◆ WHAT THE TASK REQUIRES
Exactly retype the lines from the one containing "Write a LaTeX" through the one containing "(tdont4) at (22.5,425.5)"; both ends count, pictures do not.

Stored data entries
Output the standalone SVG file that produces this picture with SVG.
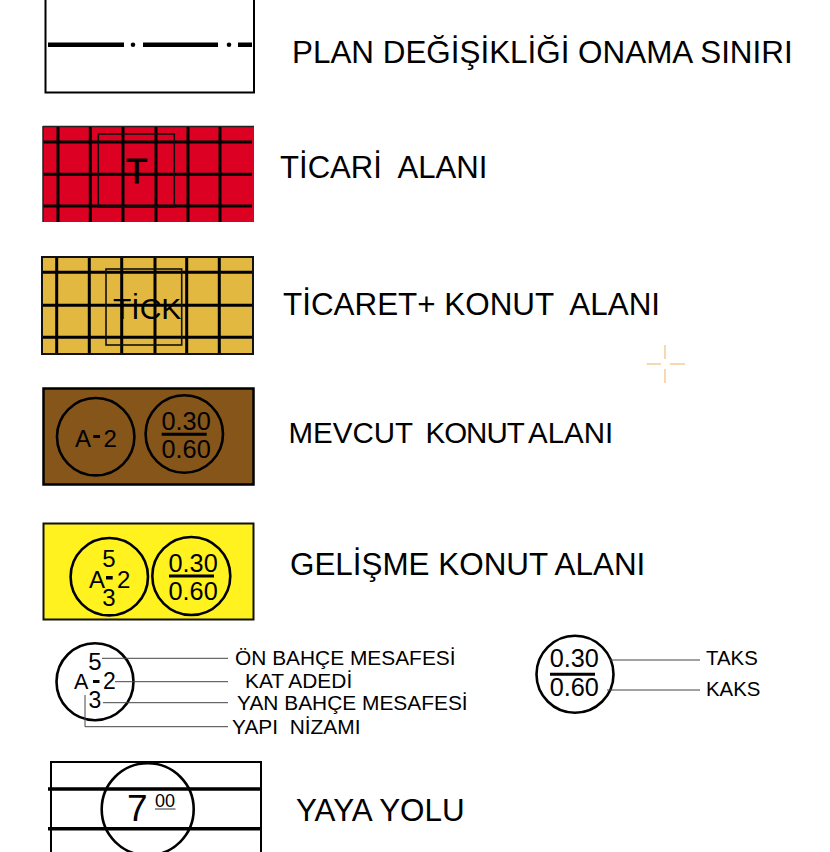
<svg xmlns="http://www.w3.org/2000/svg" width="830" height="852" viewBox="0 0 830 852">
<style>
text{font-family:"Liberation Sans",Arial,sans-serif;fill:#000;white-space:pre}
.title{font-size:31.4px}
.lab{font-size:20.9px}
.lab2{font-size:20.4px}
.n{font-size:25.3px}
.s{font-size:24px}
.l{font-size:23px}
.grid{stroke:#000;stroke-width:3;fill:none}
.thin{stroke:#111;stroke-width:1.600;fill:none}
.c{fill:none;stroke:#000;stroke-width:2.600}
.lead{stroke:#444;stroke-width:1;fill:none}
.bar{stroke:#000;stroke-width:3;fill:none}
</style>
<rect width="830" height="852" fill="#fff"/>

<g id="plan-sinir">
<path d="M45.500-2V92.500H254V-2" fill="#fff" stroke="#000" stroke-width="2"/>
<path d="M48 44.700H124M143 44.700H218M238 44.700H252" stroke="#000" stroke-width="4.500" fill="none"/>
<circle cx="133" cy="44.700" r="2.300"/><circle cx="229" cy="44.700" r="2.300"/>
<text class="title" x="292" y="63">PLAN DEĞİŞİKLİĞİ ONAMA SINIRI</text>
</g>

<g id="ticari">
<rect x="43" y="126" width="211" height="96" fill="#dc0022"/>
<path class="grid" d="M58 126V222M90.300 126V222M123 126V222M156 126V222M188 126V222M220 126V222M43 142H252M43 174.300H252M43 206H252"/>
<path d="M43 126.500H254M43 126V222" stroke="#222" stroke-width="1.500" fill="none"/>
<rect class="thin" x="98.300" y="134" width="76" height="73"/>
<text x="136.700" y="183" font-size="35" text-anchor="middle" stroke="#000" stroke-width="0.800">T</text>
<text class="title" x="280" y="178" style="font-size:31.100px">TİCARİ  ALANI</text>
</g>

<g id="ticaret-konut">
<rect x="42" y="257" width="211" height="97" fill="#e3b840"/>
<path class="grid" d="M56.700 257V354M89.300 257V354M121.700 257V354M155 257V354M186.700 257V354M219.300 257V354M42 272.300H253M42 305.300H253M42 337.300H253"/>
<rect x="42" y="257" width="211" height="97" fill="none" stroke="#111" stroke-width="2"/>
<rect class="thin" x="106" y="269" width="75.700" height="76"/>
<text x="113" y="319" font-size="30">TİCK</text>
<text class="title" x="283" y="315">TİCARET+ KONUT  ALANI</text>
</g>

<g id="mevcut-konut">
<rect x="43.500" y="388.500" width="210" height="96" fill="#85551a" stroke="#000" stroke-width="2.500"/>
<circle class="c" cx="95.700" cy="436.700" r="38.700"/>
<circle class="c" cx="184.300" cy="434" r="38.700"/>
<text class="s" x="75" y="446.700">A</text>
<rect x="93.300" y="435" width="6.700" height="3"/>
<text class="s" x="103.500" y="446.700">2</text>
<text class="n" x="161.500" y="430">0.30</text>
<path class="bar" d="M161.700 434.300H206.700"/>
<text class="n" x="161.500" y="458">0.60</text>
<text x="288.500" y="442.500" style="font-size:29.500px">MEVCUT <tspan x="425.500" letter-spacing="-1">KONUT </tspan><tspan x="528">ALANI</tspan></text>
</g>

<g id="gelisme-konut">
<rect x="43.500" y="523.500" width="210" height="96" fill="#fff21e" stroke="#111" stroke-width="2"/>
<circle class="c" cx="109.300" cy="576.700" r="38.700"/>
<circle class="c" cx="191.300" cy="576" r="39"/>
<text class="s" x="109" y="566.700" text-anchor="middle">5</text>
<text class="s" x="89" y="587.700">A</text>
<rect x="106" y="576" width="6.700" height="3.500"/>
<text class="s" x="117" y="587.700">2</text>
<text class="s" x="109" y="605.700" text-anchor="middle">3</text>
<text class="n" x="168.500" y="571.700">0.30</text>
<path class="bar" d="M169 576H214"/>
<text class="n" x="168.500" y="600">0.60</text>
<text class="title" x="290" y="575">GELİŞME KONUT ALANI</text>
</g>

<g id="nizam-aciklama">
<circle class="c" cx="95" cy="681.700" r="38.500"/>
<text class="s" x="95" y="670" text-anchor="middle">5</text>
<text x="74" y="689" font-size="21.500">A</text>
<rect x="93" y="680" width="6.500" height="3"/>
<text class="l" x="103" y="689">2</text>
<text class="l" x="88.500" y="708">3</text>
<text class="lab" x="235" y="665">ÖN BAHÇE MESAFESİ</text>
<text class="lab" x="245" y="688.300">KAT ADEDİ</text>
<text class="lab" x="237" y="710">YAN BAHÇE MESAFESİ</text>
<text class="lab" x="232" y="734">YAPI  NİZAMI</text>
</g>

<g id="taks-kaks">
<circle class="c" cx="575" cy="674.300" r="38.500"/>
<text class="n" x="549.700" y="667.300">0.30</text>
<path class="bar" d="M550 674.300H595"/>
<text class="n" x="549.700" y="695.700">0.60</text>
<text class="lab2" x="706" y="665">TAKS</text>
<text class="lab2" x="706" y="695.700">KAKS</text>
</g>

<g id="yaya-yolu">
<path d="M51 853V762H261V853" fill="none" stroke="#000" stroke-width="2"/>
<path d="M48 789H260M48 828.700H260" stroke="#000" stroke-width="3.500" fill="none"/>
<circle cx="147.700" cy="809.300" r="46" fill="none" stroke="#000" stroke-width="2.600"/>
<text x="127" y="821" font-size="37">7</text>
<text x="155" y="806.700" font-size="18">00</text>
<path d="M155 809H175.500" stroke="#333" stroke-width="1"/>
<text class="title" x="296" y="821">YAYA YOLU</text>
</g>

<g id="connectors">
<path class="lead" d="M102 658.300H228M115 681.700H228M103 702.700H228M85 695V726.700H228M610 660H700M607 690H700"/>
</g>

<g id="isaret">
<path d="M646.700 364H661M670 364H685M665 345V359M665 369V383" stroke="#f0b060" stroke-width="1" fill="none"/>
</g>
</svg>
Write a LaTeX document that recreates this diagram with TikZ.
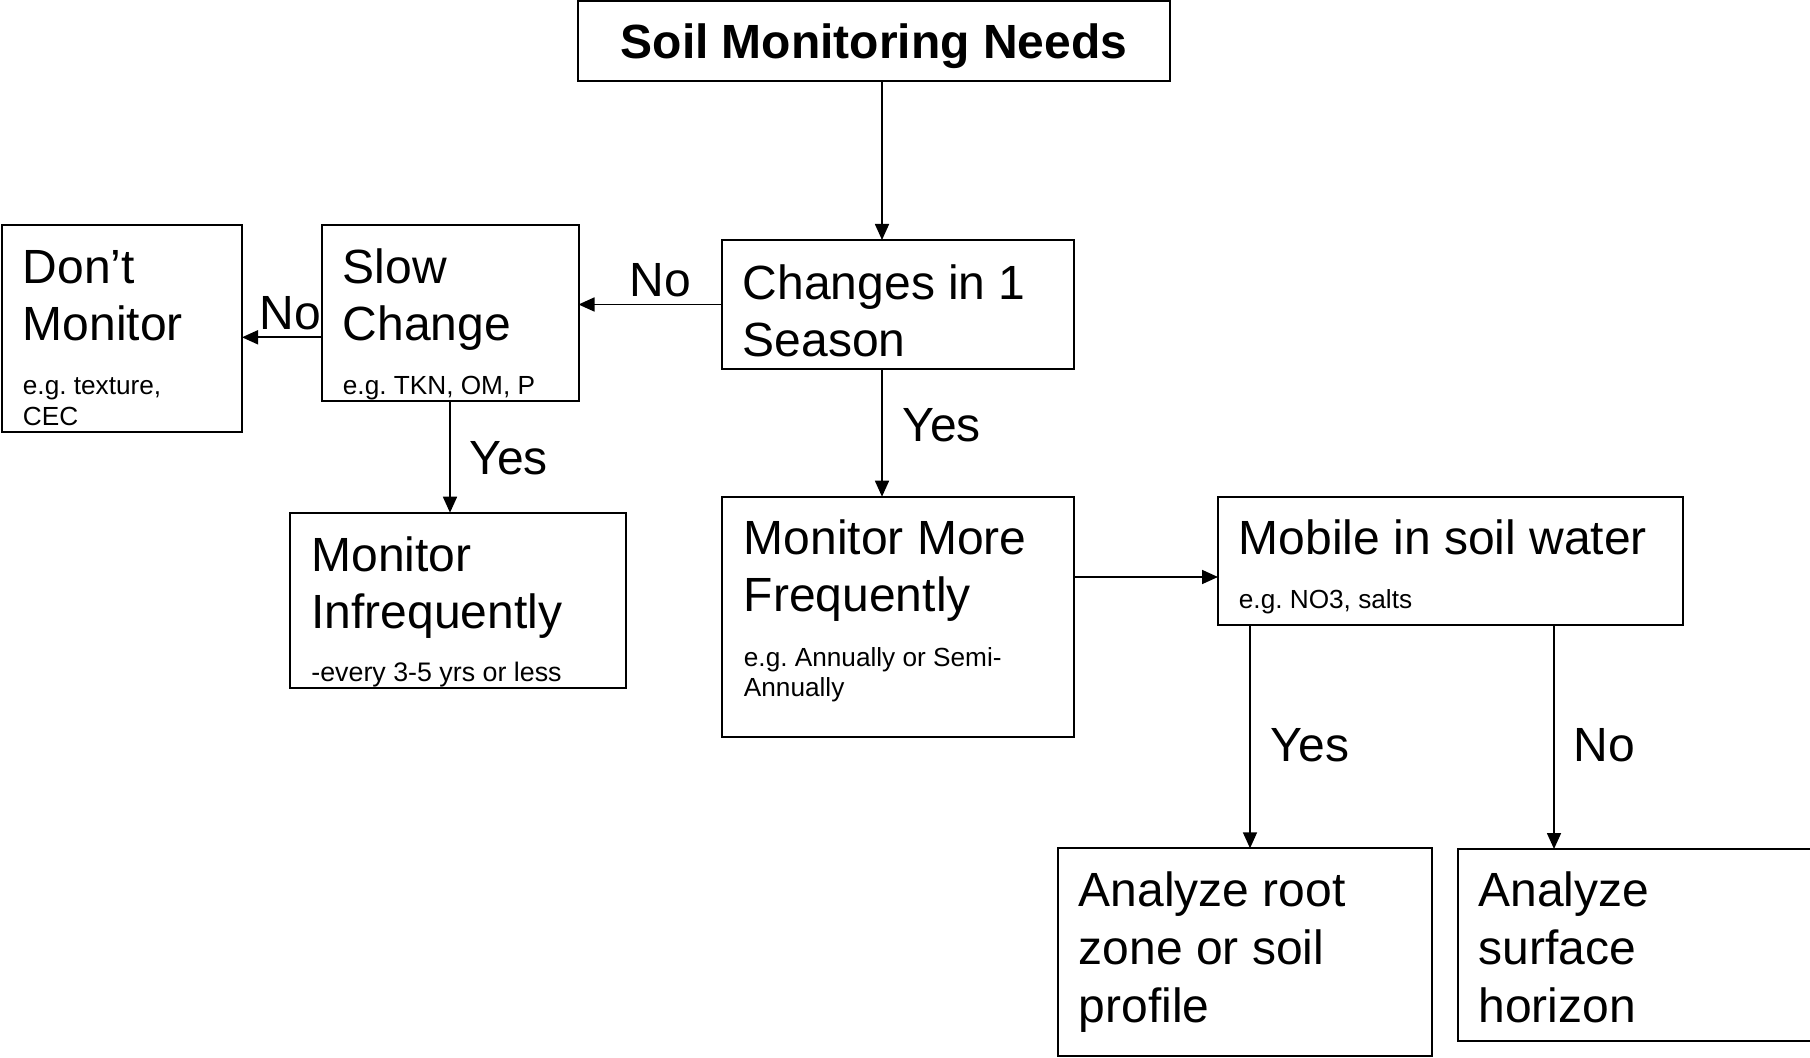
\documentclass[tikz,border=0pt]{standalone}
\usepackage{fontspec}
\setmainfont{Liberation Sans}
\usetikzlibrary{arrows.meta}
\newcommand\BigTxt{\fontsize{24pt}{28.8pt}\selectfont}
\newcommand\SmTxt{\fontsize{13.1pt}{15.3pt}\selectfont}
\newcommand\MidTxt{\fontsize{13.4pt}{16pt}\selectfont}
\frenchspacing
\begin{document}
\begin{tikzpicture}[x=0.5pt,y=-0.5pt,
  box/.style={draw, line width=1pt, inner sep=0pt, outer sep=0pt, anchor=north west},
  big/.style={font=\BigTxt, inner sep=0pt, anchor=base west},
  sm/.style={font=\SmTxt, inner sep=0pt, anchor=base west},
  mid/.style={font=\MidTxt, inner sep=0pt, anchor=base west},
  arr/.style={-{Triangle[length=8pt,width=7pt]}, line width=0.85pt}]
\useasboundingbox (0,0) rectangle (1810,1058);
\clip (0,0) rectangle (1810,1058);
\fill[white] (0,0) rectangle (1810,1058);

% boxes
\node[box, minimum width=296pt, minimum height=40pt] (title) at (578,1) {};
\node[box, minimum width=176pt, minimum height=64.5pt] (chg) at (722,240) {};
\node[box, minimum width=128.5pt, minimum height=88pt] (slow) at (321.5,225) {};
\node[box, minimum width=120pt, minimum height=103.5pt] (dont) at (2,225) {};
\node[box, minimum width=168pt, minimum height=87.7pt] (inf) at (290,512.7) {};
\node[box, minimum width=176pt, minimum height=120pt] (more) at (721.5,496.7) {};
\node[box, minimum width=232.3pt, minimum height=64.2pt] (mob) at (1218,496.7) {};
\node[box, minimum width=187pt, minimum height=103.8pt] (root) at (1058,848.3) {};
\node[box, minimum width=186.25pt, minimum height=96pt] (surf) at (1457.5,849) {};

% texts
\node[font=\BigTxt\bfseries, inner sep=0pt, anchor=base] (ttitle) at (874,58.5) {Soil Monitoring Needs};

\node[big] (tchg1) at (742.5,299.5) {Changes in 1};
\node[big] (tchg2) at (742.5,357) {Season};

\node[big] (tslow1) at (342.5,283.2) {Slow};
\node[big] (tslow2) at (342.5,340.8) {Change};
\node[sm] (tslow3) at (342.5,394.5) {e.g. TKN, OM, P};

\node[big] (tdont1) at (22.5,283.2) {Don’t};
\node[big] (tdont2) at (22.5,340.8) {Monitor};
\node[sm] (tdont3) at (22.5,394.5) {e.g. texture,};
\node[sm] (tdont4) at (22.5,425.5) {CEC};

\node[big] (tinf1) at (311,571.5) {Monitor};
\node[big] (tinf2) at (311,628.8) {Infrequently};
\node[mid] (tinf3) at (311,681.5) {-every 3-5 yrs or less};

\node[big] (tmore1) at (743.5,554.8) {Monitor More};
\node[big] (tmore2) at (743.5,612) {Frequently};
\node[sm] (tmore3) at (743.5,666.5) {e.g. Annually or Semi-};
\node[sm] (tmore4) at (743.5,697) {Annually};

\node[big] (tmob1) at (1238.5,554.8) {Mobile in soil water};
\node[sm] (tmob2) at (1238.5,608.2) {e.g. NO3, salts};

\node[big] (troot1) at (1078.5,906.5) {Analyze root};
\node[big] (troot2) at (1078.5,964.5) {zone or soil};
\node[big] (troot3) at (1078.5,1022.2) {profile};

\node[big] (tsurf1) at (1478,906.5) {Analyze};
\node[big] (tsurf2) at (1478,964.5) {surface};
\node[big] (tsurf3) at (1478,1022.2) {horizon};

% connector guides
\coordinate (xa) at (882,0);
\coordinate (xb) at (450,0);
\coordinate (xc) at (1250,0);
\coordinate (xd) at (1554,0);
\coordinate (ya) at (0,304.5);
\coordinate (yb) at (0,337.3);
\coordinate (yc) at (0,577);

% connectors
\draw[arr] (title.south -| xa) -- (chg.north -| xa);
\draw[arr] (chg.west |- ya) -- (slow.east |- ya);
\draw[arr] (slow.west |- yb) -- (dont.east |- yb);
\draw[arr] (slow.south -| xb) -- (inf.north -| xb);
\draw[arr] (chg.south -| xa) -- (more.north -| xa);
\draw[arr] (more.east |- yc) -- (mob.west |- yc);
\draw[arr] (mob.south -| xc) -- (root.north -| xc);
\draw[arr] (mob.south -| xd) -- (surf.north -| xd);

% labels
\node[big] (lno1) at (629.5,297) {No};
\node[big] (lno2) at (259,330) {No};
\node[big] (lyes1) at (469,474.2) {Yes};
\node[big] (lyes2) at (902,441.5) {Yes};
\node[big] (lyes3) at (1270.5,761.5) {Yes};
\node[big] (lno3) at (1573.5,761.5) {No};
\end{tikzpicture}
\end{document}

◆ OUTPUT
Write a LaTeX document that recreates this diagram with TikZ.
\documentclass[tikz,border=0pt]{standalone}
\usepackage{fontspec}
\setmainfont{Liberation Sans}
\usetikzlibrary{arrows.meta}
\newcommand\BigTxt{\fontsize{24pt}{28.8pt}\selectfont}
\newcommand\SmTxt{\fontsize{13.1pt}{15.3pt}\selectfont}
\newcommand\MidTxt{\fontsize{13.4pt}{16pt}\selectfont}
\frenchspacing
\begin{document}
\begin{tikzpicture}[x=0.5pt,y=-0.5pt,
  box/.style={draw, line width=1pt, inner sep=0pt, outer sep=0pt, anchor=north west},
  big/.style={font=\BigTxt, inner sep=0pt, anchor=base west},
  sm/.style={font=\SmTxt, inner sep=0pt, anchor=base west},
  mid/.style={font=\MidTxt, inner sep=0pt, anchor=base west},
  arr/.style={-{Triangle[length=8pt,width=7pt]}, line width=0.85pt}]
\useasboundingbox (0,0) rectangle (1810,1058);
\clip (0,0) rectangle (1810,1058);
\fill[white] (0,0) rectangle (1810,1058);

% boxes
\node[box, minimum width=296pt, minimum height=40pt] (title) at (578,1) {};
\node[box, minimum width=176pt, minimum height=64.5pt] (chg) at (722,240) {};
\node[box, minimum width=128.5pt, minimum height=88pt] (slow) at (321.5,225) {};
\node[box, minimum width=120pt, minimum height=103.5pt] (dont) at (2,225) {};
\node[box, minimum width=168pt, minimum height=87.7pt] (inf) at (290,512.7) {};
\node[box, minimum width=176pt, minimum height=120pt] (more) at (721.5,496.7) {};
\node[box, minimum width=232.3pt, minimum height=64.2pt] (mob) at (1218,496.7) {};
\node[box, minimum width=187pt, minimum height=103.8pt] (root) at (1058,848.3) {};
\node[box, minimum width=186.25pt, minimum height=96pt] (surf) at (1457.5,849) {};

% texts
\node[font=\BigTxt\bfseries, inner sep=0pt, anchor=base] (ttitle) at (874,58.5) {Soil Monitoring Needs};

\node[big] (tchg1) at (742.5,299.5) {Changes in 1};
\node[big] (tchg2) at (742.5,357) {Season};

\node[big] (tslow1) at (342.5,283.2) {Slow};
\node[big] (tslow2) at (342.5,340.8) {Change};
\node[sm] (tslow3) at (342.5,394.5) {e.g. TKN, OM, P};

\node[big] (tdont1) at (22.5,283.2) {Don’t};
\node[big] (tdont2) at (22.5,340.8) {Monitor};
\node[sm] (tdont3) at (22.5,394.5) {e.g. texture,};
\node[sm] (tdont4) at (22.5,425.5) {CEC};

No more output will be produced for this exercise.